If you invoke a greater number of sessions than the maximum number of concurrent sessions the database allows, the session may hang. You can set the minimum value for Tenacity and Sleep to ensure that sessions fail rather than hang.

If you use a Teradata external loader to perform update or upsert operations, use the Target Update Override option in the Mapping Designer to override the UPDATE statement in the external loader control file. For upsert, the INSERT statement in the external loader control file remains unchanged

- If you use named pipes, set the checkpoint value to 0 to avoid checkpointing

Overriding Control File
- You can override the control file in the session properties. If you do not override the control file, the Integration Service generates a new control file based on the session and loader properties each time you run a session. If you change a target or loader connection setting after you edit the control file, the control file does not include those changes.
- You can enter PmNullPasswd as the database password to prevent the password from appearing in the control file. Instead, the Integration Service writes an empty string for the password in the control file.


IS Staged -
If not checked then the file will be piped/streamed to loader. If not checked set CHECKPOINT 0
If checked then the file is written to the disk first and then the file is used to load.

CHECKPOINT -
Recovery/Restart will not work if you use Named Pipe.

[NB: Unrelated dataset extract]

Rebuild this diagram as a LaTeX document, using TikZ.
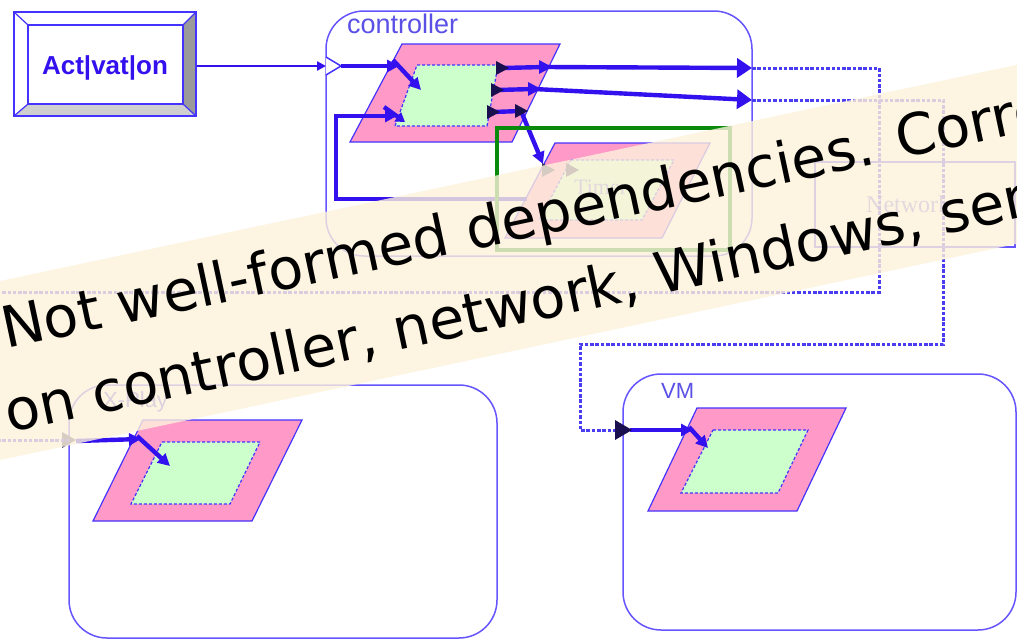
\documentclass[tikz,border=0pt]{standalone}
\usepackage{fontspec}
\setmainfont{Liberation Serif}
\setsansfont{Liberation Sans}
\newfontfamily\bannerfont{DejaVu Sans}
\usetikzlibrary{arrows.meta,calc}

\definecolor{pinkc}{HTML}{FF99C8}
\definecolor{greenc}{HTML}{CCFFCC}
\definecolor{edgeblue}{HTML}{4433FF}
\definecolor{boxblue}{HTML}{6655FF}
\definecolor{flowblue}{HTML}{3311EE}
\definecolor{labelblue}{HTML}{5A50E6}
\definecolor{linkblue}{HTML}{4A3CF0}
\definecolor{portdark}{HTML}{1A1050}
\definecolor{frame}{HTML}{0A8A0A}
\definecolor{bannerc}{HTML}{FDF2DB}
\definecolor{bevdark}{HTML}{9A9A9A}
\definecolor{bevlight}{HTML}{CFCFCF}

\tikzset{
  container/.style={draw=boxblue, line width=1.5pt, rounded corners=38pt},
  pinkpar/.style={fill=pinkc, draw=edgeblue, line width=1.2pt},
  greenpar/.style={fill=greenc, draw=edgeblue, line width=1.2pt, dash pattern=on 3pt off 2pt},
  flow/.style={draw=flowblue, line width=4.4pt, -{Triangle[length=12pt,width=12pt]}},
  flowplain/.style={draw=flowblue, line width=4.4pt},
  bigout/.style={draw=flowblue, line width=4.4pt, -{Triangle[length=15pt,width=19pt]}},
  link/.style={draw=linkblue, line width=3pt, dash pattern=on 3.5pt off 1.8pt},
  lbl/.style={font=\sffamily\fontsize{22}{24}\selectfont, text=labelblue, inner sep=0pt},
  serlbl/.style={font=\rmfamily\fontsize{24}{26}\selectfont, text=labelblue!80, inner sep=0pt},
  bannertext/.style={font=\bannerfont\fontsize{57}{68}\selectfont, text=black, inner sep=0pt, anchor=base west, rotate=12},
}

\newcommand{\porttri}[3]{% port triangle pointing right at (#1,#2), colour #3
  \fill[#3] (#1-6,#2-7) -- (#1+7,#2) -- (#1-6,#2+7) -- cycle;}

\begin{document}
\begin{tikzpicture}[x=1pt,y=-1pt]
\useasboundingbox (0,0) rectangle (1017,640);
\clip (0,0) rectangle (1017,640);
\fill[white] (0,0) rectangle (1017,640);

% ---------------- Activation button ----------------
\node[draw=edgeblue, line width=1.4pt, minimum width=182pt, minimum height=104pt, inner sep=0pt] (act) at (105,64) {};
\fill[bevdark] (183,25) -- (196,12) -- (196,116) -- (183,104) -- cycle;
\fill[bevlight] (28,104) -- (183,104) -- (196,116) -- (14,116) -- cycle;
\draw[edgeblue, line width=1.4pt] (14,12) rectangle (196,116);
\draw[edgeblue, line width=1.2pt] (28,25) rectangle (183,104);
\draw[edgeblue, line width=1.2pt] (14,12) -- (28,25) (196,12) -- (183,25)
      (14,116) -- (28,104) (196,116) -- (183,104);
\node[font=\sffamily\bfseries\fontsize{26}{28}\selectfont, text=flowblue, inner sep=0pt] (acttext) at (105,68) {Act|vat|on};

% ---------------- containers ----------------
\draw[container] (326,11) rectangle (752,256);
\node[lbl, anchor=west, font=\sffamily\fontsize{27}{29}\selectfont] (ctrllabel) at (347,24) {controller};

\draw[container] (69,385) rectangle (497,638);
\node[lbl, anchor=west] (xlabel) at (103,402) {X-Play};

\draw[container] (623,374) rectangle (1016,630);
\node[lbl, anchor=west] (vmlabel) at (661,391) {VM};

\node[draw=boxblue, line width=1.2pt, minimum width=200pt, minimum height=85pt, inner sep=0pt] (net) at (915,204.5) {};
\node[serlbl, anchor=base west] (netlabel) at (866,212) {Network};

% ---------------- controller internals ----------------
\draw[pinkpar] (402,44) -- (560,44) -- (512,142) -- (350,142) -- cycle;
\draw[greenpar] (417,65) -- (498,65) -- (487,126) -- (395,126) -- cycle;

% timer
\draw[pinkpar] (555,143) -- (710,143) -- (662,238) -- (505,238) -- cycle;
\draw[greenpar] (571,160) -- (674,160) -- (642,220) -- (539,220) -- cycle;
\node[serlbl, anchor=base west, font=\rmfamily\fontsize{22}{24}\selectfont] (timerlabel) at (574,194) {Timer};

% ports and points
\coordinate (cin) at (326,66);
\coordinate (cinA) at (341,66);
\coordinate (pin1) at (399,66);
\coordinate (pin1b) at (421,90);
\coordinate (pin2) at (397,116);
\coordinate (pin2b) at (405,122);
\coordinate (i1) at (502,68);
\coordinate (i2) at (497,90);
\coordinate (i3) at (493,112);
\coordinate (o1) at (545,67);
\coordinate (o2) at (534,89);
\coordinate (o3) at (521,111);
\coordinate (cout1) at (752,68);
\coordinate (cout2) at (752,100);
\coordinate (tin) at (543,164);
\coordinate (tloop) at (527,199);
\coordinate (loopA) at (336,199);
\coordinate (loopB) at (336,116);

% Activation into the controller
\draw[draw=flowblue, line width=2.6pt, -{Triangle[length=9pt,width=9pt]}] (act.east |- cin) -- (cin);
\draw[edgeblue, line width=1.5pt, fill=white] (326,57) -- (341,66) -- (326,75);

% inputs of the controller block
\draw[flow] (cinA) -- (pin1);
\draw[flow] ($(pin1)+(-6,-6)$) -- (pin1b);
\draw[flow] (tloop) -- (loopA) -- (loopB) -- (pin2);
\draw[flowplain, -{Triangle[length=9pt,width=11pt]}] (384,107) -- (pin2b);

% outputs of the controller block
\draw[flowplain] (i1) -- (o1);
\draw[flowplain] (i2) -- (o2);
\draw[flowplain] (i3) -- (o3);
\draw[bigout] (o1) -- (cout1);
\draw[bigout] (o2) -- (cout2);
\draw[flow] (o3) -- (tin);
\porttri{502}{68}{portdark}
\porttri{497}{90}{portdark}
\porttri{493}{112}{portdark}
\porttri{545}{67}{flowblue}
\porttri{534}{89}{flowblue}
\porttri{521}{111}{portdark}
\porttri{548}{170}{portdark!70!gray}
\porttri{572}{170}{portdark!70!gray}

% grouping frame
\draw[frame, line width=4pt] (497,128) rectangle (730,250);

% ---------------- X-Play internals ----------------
\draw[pinkpar] (143,420) -- (302,420) -- (252,521) -- (93,521) -- cycle;
\draw[greenpar] (162,442) -- (260,442) -- (230,504) -- (131,504) -- cycle;
\coordinate (xport) at (69,440);
\coordinate (xin) at (141,439);
\coordinate (xinb) at (170,466);
\fill[portdark!60!gray] (62,432) -- (76,440) -- (62,448) -- cycle;
\draw[flow] (76,441) -- (xin);
\draw[flow] ($(xin)+(-4,-3)$) -- (xinb);

% ---------------- VM internals ----------------
\draw[pinkpar] (697,408) -- (846,408) -- (797,511) -- (648,511) -- cycle;
\draw[greenpar] (713,430) -- (808,430) -- (778,493) -- (681,493) -- cycle;
\coordinate (vport) at (623,430);
\coordinate (vin) at (693,430);
\coordinate (vinb) at (708,448);
\draw[flow] (630,430) -- (vin);
\draw[flow] ($(vin)+(-4,-3)$) -- (vinb);

% ---------------- dependency links ----------------
\draw[link] (cout1) -- (879,68) -- (879,292) -- (-20,292) -- (-20,440) -- (xport);
\draw[link] (cout2) -- (943,100) -- (943,344) -- (580,344) -- (580,430) -- (vport);
\fill[portdark] (615,420) -- (632,430) -- (615,440) -- cycle;

% ---------------- note banner ----------------
\fill[bannerc, fill opacity=0.8] (-60,293.8) -- (1080,51.4) -- (1080,230.4) -- (-60,472.8) -- cycle;
\node[bannertext] (note1) at (6,349) {Not well-formed dependencies. Corre};
\node[bannertext] (note2) at (9,433) {on controller, network, Windows, ser};
\end{tikzpicture}
\end{document}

If a table has a partition defined then the key(s) on which the partition has been defined should also be marked as a primary key(s) when defining the target table
If the primary keys are not defined then any attempt to update, upsert or delete data using Teradata loaders will result in an error.


Properties

MULTILOAD

Error Limit - 0 - number of rejected records. 0 means no limit. uniqueness doesnt count.
Checkpoint - 10000 - 60 or more - means multiple of records
- 1-59 means - in minutes
Tenacity - 10000 - hours to try, if login fails, waits for x minutes (sleep time) and then try to login
Load Mode - Insert, Delete, Update, Upsert or Data driven.
- if it is dd, infa writes a column to target to indicate update strategy.
Max Session - 1 - max num of mload sesions per mload job. max is between 1 & 32767
Is Staged - Disabled - if u enable, then it writes a flat file and hten loads, otherwise uses named pipe.
Errro Database Name, Work Table Database, Log Table Database

At Session Level
Error Table 1 -ET_
Errot Table 2 - UV_
Work Table - WT_
Log Table - ML_
Control file Content Override

TPUMP -

Error Limit - 0 - num of rows rejected for errors. if it exceeds tpump rollsback the transaction that causes the last error. 0 stop on error.
Checkpoint - 15 -
Tenacity - 4 -
Packing Factor - 20 - num of rows that each session buffers hold. improves network/channel efficiency.
statement rate - 0 - initial max rate per minute
Serialize - Disabled - enable if u have multiple updates per row

Teradata Client

Teradata Client
Teradata BTEQ client software, the Teradata ODBC driver, and any other Teradata client software must be installed on the machine where the Integration Service process runs

Mappings/Transformations
Source - Use ODBC. ODBC is a"native" interface for Teradata; it is not a layer on top of CLI
Lookup & Stored Procedure - Use ODBC
Target - Use ODBC, FASTLOAD, MLOAD, TPUMP

You can use only fixed-width files when you load to Teradata through loaders.
If you specify delimited files, the Informatica Server fails the session

In the control file all columns are defined as CHAR.
During runtime these loaders convert the input data to CHAR and then convert it back to original datatypes

When calling a pre- or post-load stored procedure without any argument, use a dummy value for the argument in the call text properties.
If you do not configure the call text property, the mapping is invalid.

Setting by ODBC
1) Set the TERADATA_HOME, ODBCHOME, and PATH environment variables.
2) Set the shared library environment variable
3) Edit the existing odbc.ini file or copy the odbc.ini file to the home directory and edit it

To run the loader utilities, make sure the local host file on the machine where the Teradata client is installed
Teradata data source in the odbc.ini file: DateTimeFormat=AAA
NoScan=Yes

Session Modes

The default value of SessionMode is Teradata , which is case insensitive.
Change the SessionMode parameter to 'ANSI' in the ODBC DSN in the .odbc.ini file. (SessionMode = ANSI)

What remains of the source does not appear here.